Conociendo esta historia, no me sorprendió en absoluto saber que SBF fue arrestado hace ya unos meses por fraude y lavado de divisas. Secretamente, desviaba los depósitos de los clientes de FTX a Alameda Research, otra empresa de su propiedad, y los usaba como fondos con los que jugar en bolsa apostando sobre productos de altísimo riesgo. Todo con tal de aumentar el capital lo más rápida y exponencialmente posible: de nuevo, un crimen cometido en nombre de la búsqueda del bien mayor. Esta línea de pensamiento ha llevado a cientos de miles de inversores de todo tamaño y a clientes también de todo tamaño de FTX a perder absolutamente todo lo depositado, mientras el pobre niño rico ha sido extraditado de las Bahamas a su EE.UU. natal y está a la espera de un juicio con nefastas perspectivas para él.

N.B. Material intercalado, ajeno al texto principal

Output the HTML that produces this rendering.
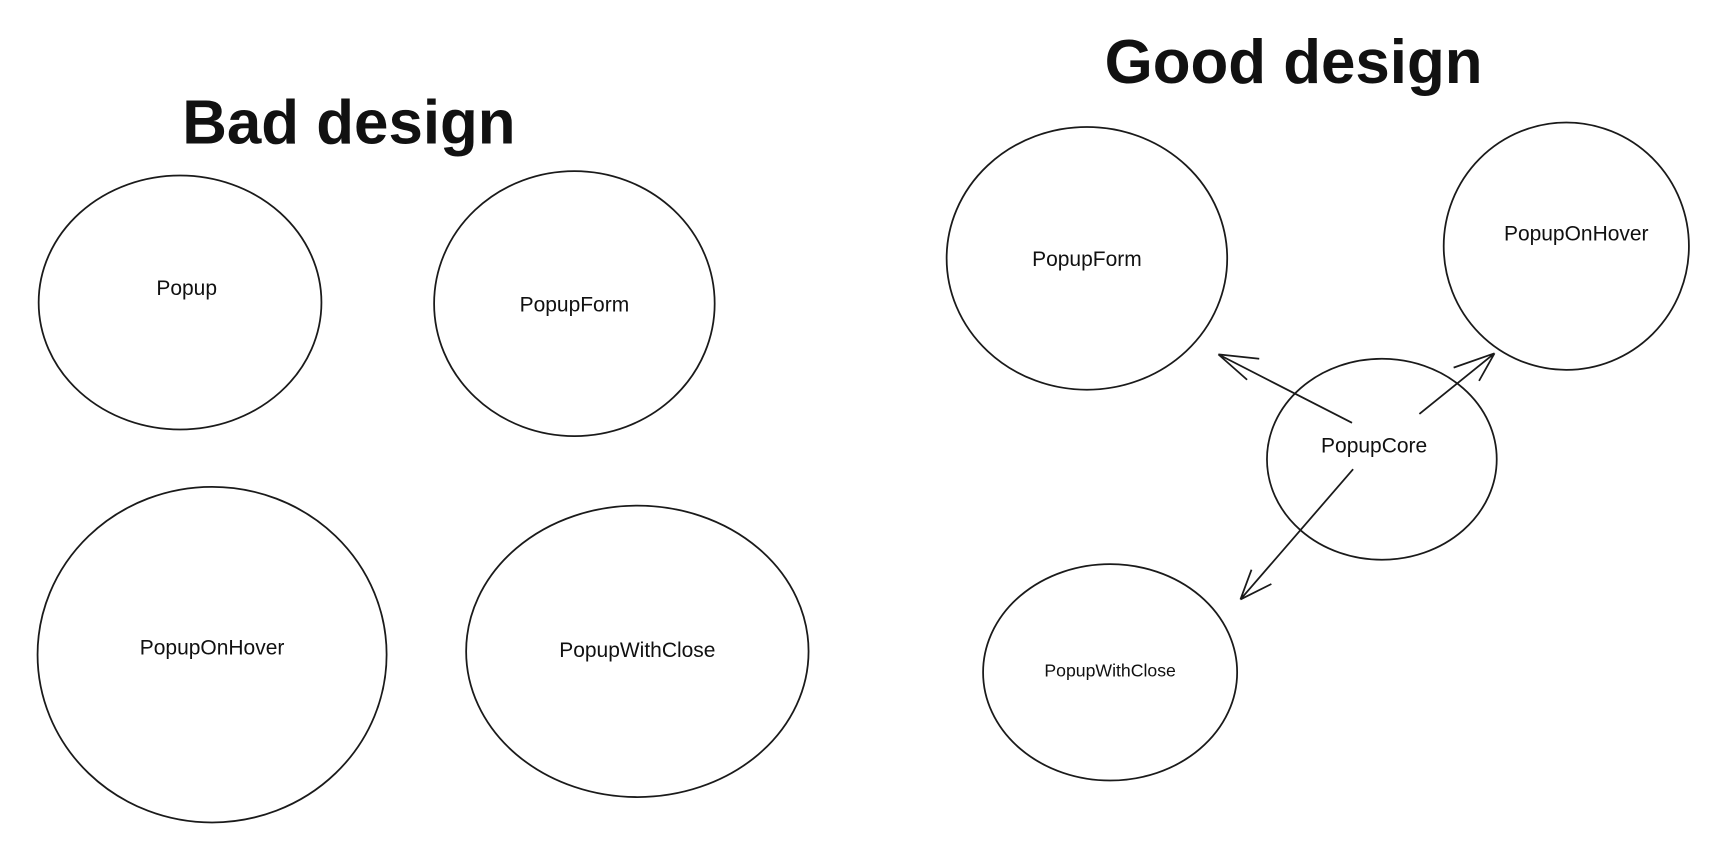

SBF, como Carnegie antes que él o el propio concepto de las criptomonedas en su tiempo, no son más que las pruebas fehacientes de lo peligroso que resulta tratar de mejorar un sistema sin tocar las causas mismas de su mal funcionamiento: la avaricia como motor económico y el incentivo del beneficio como fin en sí mismo del proceso.
Como dijera Balzac, detrás de toda gran fortuna hay un gran crimen, uno olvidado y efectuado con limpieza; la ley no castiga a los ladrones sino cuando roban mal. El rico siempre encontrará una forma de deberse a su riqueza hasta el punto de ser su esclavo, pues ésta siempre le parecerá poca.
El capital es, como dijo Marx, la propiedad definitiva, aquella que en cantidad suficiente permite apropiarse de cualquier otra cosa. Pero nunca es suficiente, y para justificar su acumulación se acaban por pergeñar las más sofisticadas filosofías. Sistemas de pensamiento que terminan por ignorar deliberadamente lo evidente: que ante problemas sistémicos solo cabe presentar soluciones sistémicas, que garanticen la distribución de la riqueza desde su mismísima generación, sin esperar a que acabe en manos de una élite que tenga a bien repartirla luego. Eso nunca sucede, o si sucede es por una causa de fuerza mayor, no por humanidad o la bondad de sus corazones. Al final, el mero hecho de que unos pocos puedan concentrar tanto es un problema en sí mismo, uno que los implicados no tienen incentivo ninguno en solucionar y sí el poder suficiente para perpetuar ad eternum.
Permítanme, para cerrar, una cita cinéfila. En El tercer hombre, la película de Carol Reed de 1949, el personaje de Harry Lime, interpretado por Orson Welles, tiene un pequeño discurso muy revelador. Lime se ha estado enriqueciendo en la Viena de finales de la II Guerra Mundial, interviniendo el mercado de la penicilina: acapara los viales de la medicina, que vende a precio de oro, además de diluirlos y hacerlos así inefectivos y hasta peligrosos. En lo alto de una noria, se dirige a su amigo Holly Martins (Joseph Cotten), que está tratando de que abandone un negocio tan inmoral, y le dice: “¿Víctimas? No seas melodramático. Mira allí abajo: ¿sentirías compasión por alguno de esos puntitos negros si dejara de moverse? Si te ofreciera 20.000 dólares por cada puntito que se parara, ¿me dirías que me guardase mi dinero, o empezarías a calcular los puntitos que serías capaz de parar? Y libre de impuestos, amigo, libre de impuestos. Hoy es la única manera de ganar dinero.”
Esos puntitos eran personas. Huelga decir más.